The fairy tradition served multiple functions in the communities that maintained it. At its most practical, it was a system of environmental protection. Trees, springs, and other natural features that were designated as fairy property were effectively placed under supernatural protection, ensuring their survival in communities where no secular conservation ethic existed. The Fairy Tree of Poynings has survived for centuries in a landscape that has been intensively farmed and repeatedly developed, and it has survived not because of any legal protection but because the people who lived near it believed that destroying it would bring catastrophe.
At a deeper level, the fairy tradition expressed a relationship between human communities and the natural world that modernity has largely abandoned. The fairies were the voice of the landscape, the embodiment of nature’s agency and its capacity to respond, positively or negatively, to human behavior. To leave offerings at a fairy tree was to acknowledge that the natural world was not merely a resource to be exploited but a partner in a relationship that required reciprocity and respect. The decline of fairy belief has coincided, perhaps not coincidentally, with the rise of environmental degradation, as communities that once treated landscape features as inhabited and sacred came to see them as inert and disposable.
The revival of interest in fairy folklore in recent decades reflects, at least in part, a growing awareness that something has been lost, that the rational, materialist worldview that dismissed the fairies also dismissed the reverence for nature that the fairy tradition embodied. Visitors who come to the Fairy Tree of Poynings today may not believe in fairies in the literal sense that their forebears did, but many of them sense that the tree represents something important, a surviving link to a way of seeing the world that valued connection, reciprocity, and respect for the non-human powers that shape our lives.
The Tree Endures
The Fairy Tree of Poynings continues to stand at the foot of Devil’s Dyke, rooted in the same earth that has sustained it for centuries, watching over a village that has changed around it while the tree itself has changed very little. The offerings still appear at its base from time to time, left by hands that belong to a world the tree’s original devotees could never have imagined. The stories are still told, passed not from grandmother to grandchild around the hearth, as they once were, but through books, websites, and the conversations of walkers who pause beneath its branches and feel something they cannot quite name.
Whether the fairies of Poynings are real, whether they dance on midsummer nights, whether they punish those who harm their tree, are questions that science cannot answer because science has no tools for investigating what may exist outside its domain of measurement and replication. What science can observe is the effect the belief has had: a tree preserved, a tradition maintained, a community’s relationship with its landscape shaped by something deeper than utility.
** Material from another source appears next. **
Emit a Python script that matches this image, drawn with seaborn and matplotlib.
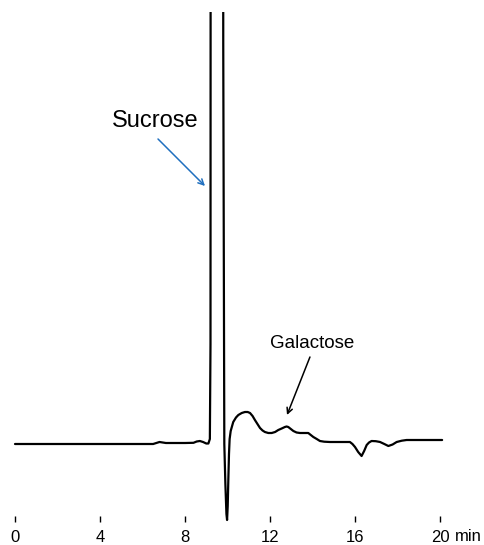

The Fairy Tree of Poynings reminds us that the world is not fully explained, that there are places where the boundary between the known and the unknown grows thin, and that the appropriate response to such places may not be analysis but reverence. At the foot of Devil’s Dyke, where the ancient Downs meet the ancient Weald, an ancient tree stands as a gateway to a way of seeing that the modern world has almost forgotten. Those who visit it with respect may find that the old ways are not entirely dead, that the Fair Folk have not entirely departed, and that the landscape of Sussex still speaks to those who know how to listen.